Pskov (Псков, ancient spelling Пльсковъ, also Psków (Polish)) is an ancient Russiann city, located in the north-west of Russia near the border to Estonia, on the river Velikaya. It is the capital of the Pskov Oblast.

The city is believed to have been founded in the 10th century or possibly even earlier. There is no surviving contemporary reference to its foundation, and accounts differ. The earliest mention is in 903, when it is said that the Kyivian Prince Igor Rurikovich married St. Olga there. This year is sometimes taken as the city's foundation date, and in 2003 there was a great jubilee to celebrate Pskov's 1,100th anniversary.

During the Livonian War (1578-1582), between Ivan the Terrible of Russia and Stefan Batory of the Polish-Lithuanian Commonwealth, the city was besieged by Polish forces. Poland failed to capture the city, but forced Russia to return other territories and gained Livonia. The siege was the setting of Jan Matejkos painting Batory pod Pskowem.
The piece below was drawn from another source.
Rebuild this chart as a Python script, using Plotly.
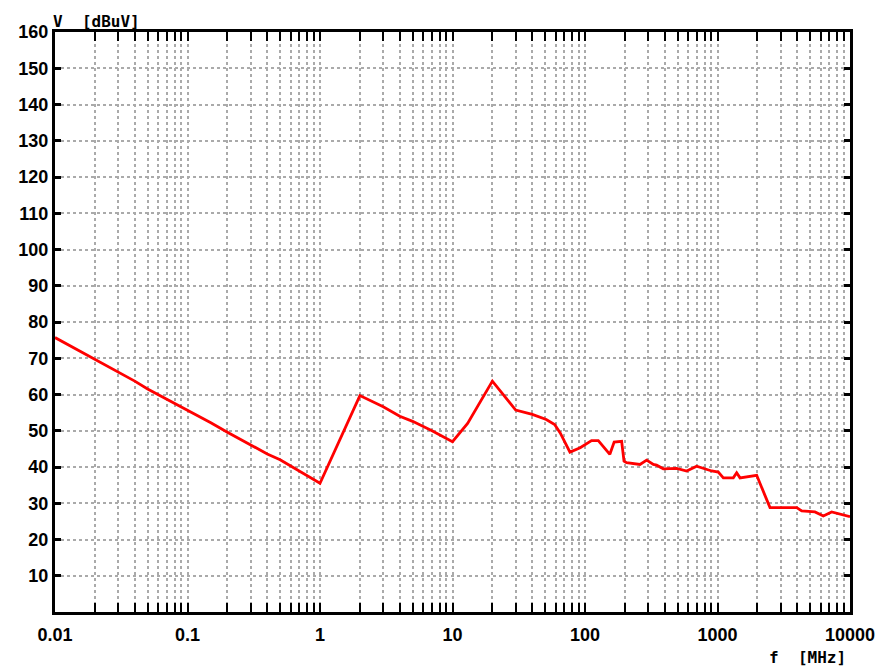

Pskov is surrounded by a number of substantial city walls; at one point, it was ringed by five of these walls, making the city practically impregnable. The initial fortress, or Kremlin, still stands.

However, the walls were little protection against artillery, and during World War II, Pskov suffered substantial damage during the German occupation from July 9, 1941 until July 23, 1944. Many buildings were destroyed before the Germans could occupy the city. Though a huge portion of the population was killed, Pskov today has a population of about 200,000.

Pskov has a rich cultural history, with many dozens of churches having survived the Soviet era, some dating back to the tenth century. However, there is presently only a very minimal tourist infrastructure, and much of the city needs serious rennovation.